- **The exercise**:
Would you transcribe all of the data exactly, down to the last character?

>> start Information shown

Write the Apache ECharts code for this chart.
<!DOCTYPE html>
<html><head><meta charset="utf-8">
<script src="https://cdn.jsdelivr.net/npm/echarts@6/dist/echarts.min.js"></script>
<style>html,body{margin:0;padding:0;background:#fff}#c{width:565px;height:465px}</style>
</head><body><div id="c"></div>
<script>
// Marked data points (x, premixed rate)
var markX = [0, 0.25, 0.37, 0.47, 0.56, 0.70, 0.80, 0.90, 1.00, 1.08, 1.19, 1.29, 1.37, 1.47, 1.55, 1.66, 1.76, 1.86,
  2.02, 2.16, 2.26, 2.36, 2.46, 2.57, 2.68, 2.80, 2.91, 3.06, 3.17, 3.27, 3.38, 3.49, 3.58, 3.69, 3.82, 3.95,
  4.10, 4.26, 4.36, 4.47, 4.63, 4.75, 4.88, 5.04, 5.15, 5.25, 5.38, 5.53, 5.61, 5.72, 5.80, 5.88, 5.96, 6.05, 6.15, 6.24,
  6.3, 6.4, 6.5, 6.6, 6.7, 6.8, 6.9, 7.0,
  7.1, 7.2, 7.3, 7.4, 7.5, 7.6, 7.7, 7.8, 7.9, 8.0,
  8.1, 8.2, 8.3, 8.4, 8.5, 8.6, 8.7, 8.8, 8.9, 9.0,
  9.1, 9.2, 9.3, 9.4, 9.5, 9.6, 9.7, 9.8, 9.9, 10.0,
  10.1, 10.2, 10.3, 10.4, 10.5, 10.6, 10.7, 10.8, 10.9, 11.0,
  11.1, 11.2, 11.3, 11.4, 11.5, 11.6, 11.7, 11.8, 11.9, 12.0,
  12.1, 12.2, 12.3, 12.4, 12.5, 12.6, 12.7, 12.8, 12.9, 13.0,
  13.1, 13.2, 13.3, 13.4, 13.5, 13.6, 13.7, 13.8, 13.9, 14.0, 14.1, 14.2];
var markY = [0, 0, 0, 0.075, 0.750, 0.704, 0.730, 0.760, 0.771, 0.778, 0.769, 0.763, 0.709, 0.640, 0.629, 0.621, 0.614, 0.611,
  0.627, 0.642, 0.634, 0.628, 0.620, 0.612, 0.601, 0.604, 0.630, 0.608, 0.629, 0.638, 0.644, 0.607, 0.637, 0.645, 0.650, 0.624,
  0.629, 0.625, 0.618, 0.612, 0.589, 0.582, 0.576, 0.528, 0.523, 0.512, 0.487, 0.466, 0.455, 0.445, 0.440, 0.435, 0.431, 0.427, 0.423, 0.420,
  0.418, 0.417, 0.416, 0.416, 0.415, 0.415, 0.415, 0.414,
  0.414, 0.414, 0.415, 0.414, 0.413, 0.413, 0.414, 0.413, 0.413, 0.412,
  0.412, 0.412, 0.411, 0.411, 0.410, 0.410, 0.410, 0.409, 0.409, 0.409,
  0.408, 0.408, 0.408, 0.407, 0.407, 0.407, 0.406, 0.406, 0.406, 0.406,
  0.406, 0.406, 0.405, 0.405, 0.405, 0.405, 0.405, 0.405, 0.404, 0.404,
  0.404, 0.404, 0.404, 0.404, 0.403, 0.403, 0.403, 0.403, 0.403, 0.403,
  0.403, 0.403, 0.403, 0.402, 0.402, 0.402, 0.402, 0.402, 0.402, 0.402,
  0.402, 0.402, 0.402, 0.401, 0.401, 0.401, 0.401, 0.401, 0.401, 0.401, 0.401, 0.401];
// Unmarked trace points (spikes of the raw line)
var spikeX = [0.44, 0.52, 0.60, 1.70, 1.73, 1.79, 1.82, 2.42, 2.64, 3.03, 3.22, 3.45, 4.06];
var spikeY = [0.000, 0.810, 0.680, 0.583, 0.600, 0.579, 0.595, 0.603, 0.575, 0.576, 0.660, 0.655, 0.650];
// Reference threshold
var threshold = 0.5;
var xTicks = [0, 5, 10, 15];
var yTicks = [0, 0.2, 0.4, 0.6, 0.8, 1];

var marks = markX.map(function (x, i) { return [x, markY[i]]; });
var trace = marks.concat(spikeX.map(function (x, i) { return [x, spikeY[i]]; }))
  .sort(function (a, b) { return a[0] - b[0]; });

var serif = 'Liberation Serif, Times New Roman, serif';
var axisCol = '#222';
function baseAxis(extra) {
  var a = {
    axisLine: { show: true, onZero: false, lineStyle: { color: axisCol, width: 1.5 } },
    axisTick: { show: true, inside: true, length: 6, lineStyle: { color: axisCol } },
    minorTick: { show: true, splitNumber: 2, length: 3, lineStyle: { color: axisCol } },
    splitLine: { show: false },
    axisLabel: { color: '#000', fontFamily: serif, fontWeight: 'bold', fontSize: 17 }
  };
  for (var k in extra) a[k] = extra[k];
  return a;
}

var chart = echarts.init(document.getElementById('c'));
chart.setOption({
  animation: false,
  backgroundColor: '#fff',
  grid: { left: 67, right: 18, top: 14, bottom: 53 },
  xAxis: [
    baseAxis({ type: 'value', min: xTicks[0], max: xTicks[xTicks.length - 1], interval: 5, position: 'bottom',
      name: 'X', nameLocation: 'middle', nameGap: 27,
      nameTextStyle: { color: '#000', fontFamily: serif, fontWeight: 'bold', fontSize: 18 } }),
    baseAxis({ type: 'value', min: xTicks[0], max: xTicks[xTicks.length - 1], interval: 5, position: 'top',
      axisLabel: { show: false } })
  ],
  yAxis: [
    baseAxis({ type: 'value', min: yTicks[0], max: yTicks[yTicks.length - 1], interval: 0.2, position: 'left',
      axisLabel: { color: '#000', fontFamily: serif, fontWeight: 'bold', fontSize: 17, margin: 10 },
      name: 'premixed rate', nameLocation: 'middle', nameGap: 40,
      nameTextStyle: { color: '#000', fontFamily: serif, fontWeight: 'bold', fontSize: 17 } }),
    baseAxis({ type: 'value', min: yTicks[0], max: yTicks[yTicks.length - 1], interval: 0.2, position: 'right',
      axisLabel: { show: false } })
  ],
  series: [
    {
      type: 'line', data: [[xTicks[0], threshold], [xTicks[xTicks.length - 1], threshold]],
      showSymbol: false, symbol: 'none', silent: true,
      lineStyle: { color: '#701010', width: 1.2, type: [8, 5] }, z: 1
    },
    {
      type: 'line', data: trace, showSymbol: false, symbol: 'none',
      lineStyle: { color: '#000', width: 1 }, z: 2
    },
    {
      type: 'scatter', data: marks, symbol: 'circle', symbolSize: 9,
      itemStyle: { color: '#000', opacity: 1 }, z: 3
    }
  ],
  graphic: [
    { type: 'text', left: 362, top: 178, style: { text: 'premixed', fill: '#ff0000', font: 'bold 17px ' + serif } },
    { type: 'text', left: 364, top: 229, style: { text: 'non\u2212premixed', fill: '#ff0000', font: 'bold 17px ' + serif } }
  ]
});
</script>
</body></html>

>> end Information shown

- **Solved exercise**:
Write the Apache ECharts code for this chart.
<!DOCTYPE html>
<html><head><meta charset="utf-8">
<script src="https://cdn.jsdelivr.net/npm/echarts@6/dist/echarts.min.js"></script>
<style>html,body{margin:0;padding:0;background:#fff}#c{width:565px;height:465px}</style>
</head><body><div id="c"></div>
<script>
// Marked data points (x, premixed rate)
var markX = [0, 0.25, 0.37, 0.47, 0.56, 0.70, 0.80, 0.90, 1.00, 1.08, 1.19, 1.29, 1.37, 1.47, 1.55, 1.66, 1.76, 1.86,
  2.02, 2.16, 2.26, 2.36, 2.46, 2.57, 2.68, 2.80, 2.91, 3.06, 3.17, 3.27, 3.38, 3.49, 3.58, 3.69, 3.82, 3.95,
  4.10, 4.26, 4.36, 4.47, 4.63, 4.75, 4.88, 5.04, 5.15, 5.25, 5.38, 5.53, 5.61, 5.72, 5.80, 5.88, 5.96, 6.05, 6.15, 6.24,
  6.3, 6.4, 6.5, 6.6, 6.7, 6.8, 6.9, 7.0,
  7.1, 7.2, 7.3, 7.4, 7.5, 7.6, 7.7, 7.8, 7.9, 8.0,
  8.1, 8.2, 8.3, 8.4, 8.5, 8.6, 8.7, 8.8, 8.9, 9.0,
  9.1, 9.2, 9.3, 9.4, 9.5, 9.6, 9.7, 9.8, 9.9, 10.0,
  10.1, 10.2, 10.3, 10.4, 10.5, 10.6, 10.7, 10.8, 10.9, 11.0,
  11.1, 11.2, 11.3, 11.4, 11.5, 11.6, 11.7, 11.8, 11.9, 12.0,
  12.1, 12.2, 12.3, 12.4, 12.5, 12.6, 12.7, 12.8, 12.9, 13.0,
  13.1, 13.2, 13.3, 13.4, 13.5, 13.6, 13.7, 13.8, 13.9, 14.0, 14.1, 14.2];
var markY = [0, 0, 0, 0.075, 0.750, 0.704, 0.730, 0.760, 0.771, 0.778, 0.769, 0.763, 0.709, 0.640, 0.629, 0.621, 0.614, 0.611,
  0.627, 0.642, 0.634, 0.628, 0.620, 0.612, 0.601, 0.604, 0.630, 0.608, 0.629, 0.638, 0.644, 0.607, 0.637, 0.645, 0.650, 0.624,
  0.629, 0.625, 0.618, 0.612, 0.589, 0.582, 0.576, 0.528, 0.523, 0.512, 0.487, 0.466, 0.455, 0.445, 0.440, 0.435, 0.431, 0.427, 0.423, 0.420,
  0.418, 0.417, 0.416, 0.416, 0.415, 0.415, 0.415, 0.414,
  0.414, 0.414, 0.415, 0.414, 0.413, 0.413, 0.414, 0.413, 0.413, 0.412,
  0.412, 0.412, 0.411, 0.411, 0.410, 0.410, 0.410, 0.409, 0.409, 0.409,
  0.408, 0.408, 0.408, 0.407, 0.407, 0.407, 0.406, 0.406, 0.406, 0.406,
  0.406, 0.406, 0.405, 0.405, 0.405, 0.405, 0.405, 0.405, 0.404, 0.404,
  0.404, 0.404, 0.404, 0.404, 0.403, 0.403, 0.403, 0.403, 0.403, 0.403,
  0.403, 0.403, 0.403, 0.402, 0.402, 0.402, 0.402, 0.402, 0.402, 0.402,
  0.402, 0.402, 0.402, 0.401, 0.401, 0.401, 0.401, 0.401, 0.401, 0.401, 0.401, 0.401];
// Unmarked trace points (spikes of the raw line)
var spikeX = [0.44, 0.52, 0.60, 1.70, 1.73, 1.79, 1.82, 2.42, 2.64, 3.03, 3.22, 3.45, 4.06];
var spikeY = [0.000, 0.810, 0.680, 0.583, 0.600, 0.579, 0.595, 0.603, 0.575, 0.576, 0.660, 0.655, 0.650];
// Reference threshold
var threshold = 0.5;
var xTicks = [0, 5, 10, 15];
var yTicks = [0, 0.2, 0.4, 0.6, 0.8, 1];

var marks = markX.map(function (x, i) { return [x, markY[i]]; });
var trace = marks.concat(spikeX.map(function (x, i) { return [x, spikeY[i]]; }))
  .sort(function (a, b) { return a[0] - b[0]; });

var serif = 'Liberation Serif, Times New Roman, serif';
var axisCol = '#222';
function baseAxis(extra) {
  var a = {
    axisLine: { show: true, onZero: false, lineStyle: { color: axisCol, width: 1.5 } },
    axisTick: { show: true, inside: true, length: 6, lineStyle: { color: axisCol } },
    minorTick: { show: true, splitNumber: 2, length: 3, lineStyle: { color: axisCol } },
    splitLine: { show: false },
    axisLabel: { color: '#000', fontFamily: serif, fontWeight: 'bold', fontSize: 17 }
  };
  for (var k in extra) a[k] = extra[k];
  return a;
}

var chart = echarts.init(document.getElementById('c'));
chart.setOption({
  animation: false,
  backgroundColor: '#fff',
  grid: { left: 67, right: 18, top: 14, bottom: 53 },
  xAxis: [
    baseAxis({ type: 'value', min: xTicks[0], max: xTicks[xTicks.length - 1], interval: 5, position: 'bottom',
      name: 'X', nameLocation: 'middle', nameGap: 27,
      nameTextStyle: { color: '#000', fontFamily: serif, fontWeight: 'bold', fontSize: 18 } }),
    baseAxis({ type: 'value', min: xTicks[0], max: xTicks[xTicks.length - 1], interval: 5, position: 'top',
      axisLabel: { show: false } })
  ],
  yAxis: [
    baseAxis({ type: 'value', min: yTicks[0], max: yTicks[yTicks.length - 1], interval: 0.2, position: 'left',
      axisLabel: { color: '#000', fontFamily: serif, fontWeight: 'bold', fontSize: 17, margin: 10 },
      name: 'premixed rate', nameLocation: 'middle', nameGap: 40,
      nameTextStyle: { color: '#000', fontFamily: serif, fontWeight: 'bold', fontSize: 17 } }),
    baseAxis({ type: 'value', min: yTicks[0], max: yTicks[yTicks.length - 1], interval: 0.2, position: 'right',
      axisLabel: { show: false } })
  ],
  series: [
    {
      type: 'line', data: [[xTicks[0], threshold], [xTicks[xTicks.length - 1], threshold]],
      showSymbol: false, symbol: 'none', silent: true,
      lineStyle: { color: '#701010', width: 1.2, type: [8, 5] }, z: 1
    },
    {
      type: 'line', data: trace, showSymbol: false, symbol: 'none',
      lineStyle: { color: '#000', width: 1 }, z: 2
    },
    {
      type: 'scatter', data: marks, symbol: 'circle', symbolSize: 9,
      itemStyle: { color: '#000', opacity: 1 }, z: 3
    }
  ],
  graphic: [
    { type: 'text', left: 362, top: 178, style: { text: 'premixed', fill: '#ff0000', font: 'bold 17px ' + serif } },
    { type: 'text', left: 364, top: 229, style: { text: 'non\u2212premixed', fill: '#ff0000', font: 'bold 17px ' + serif } }
  ]
});
</script>
</body></html>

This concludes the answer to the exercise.